Éminentissimes seigneurs, vous choisirez pour exercer le pouvoir des clefs un homme de Dieu et qui comprendra bien sa haute mission. Par son caractère universel qui n’a jamais eu de modèle ou d’exemple dans l’histoire, un conclave n’est pas le conseil d’un État particulier, mais celui d’une nation composée de nations les plus diverses et répandue sur la surface du globe. Vous êtes, Éminentissimes seigneurs, les augustes mandataires de l’immense famille chrétienne pour un moment orpheline.
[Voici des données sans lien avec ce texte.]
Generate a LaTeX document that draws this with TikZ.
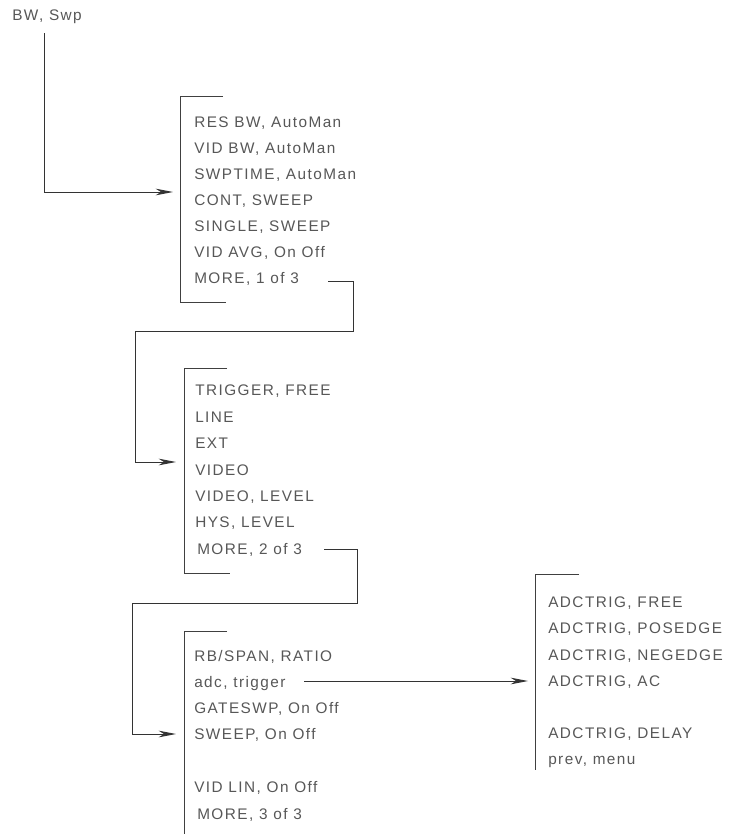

Des hommes qui ne vous ont jamais vus, qui ne vous verront jamais, qui ne savent pas vos noms, qui ne parlent pas votre langue, qui habitent loin de vous sous un autre soleil, au delà des mers, aux extrémités de la terre, se soumettront à vos décisions que rien en apparence ne les oblige à suivre, obéiront à vos lois qu’aucune force matérielle n’impose, accepteront de vous un père spirituel avec respect et gratitude : tels sont les prodiges de la conviction religieuse. Princes de l’Église, il vous suffira de laisser tomber vos suffrages sur l’un d’entre vous pour donner à la communion des fidèles un chef qui, puissant par la doctrine et l’autorité du passé, n’en connaisse pas moins les nouveaux besoins du présent et de l’avenir, un pontife d’une vie sainte, mêlant la douceur de la charité à la sincérité de la foi. Toutes les couronnes forment le même vœu, toutes ont un même besoin de modération et de paix : que ne doit-on pas attendre de cette heureuse harmonie ? que ne peut-on pas espérer, Éminentissimes seigneurs, de vos lumières et de vos vertus ?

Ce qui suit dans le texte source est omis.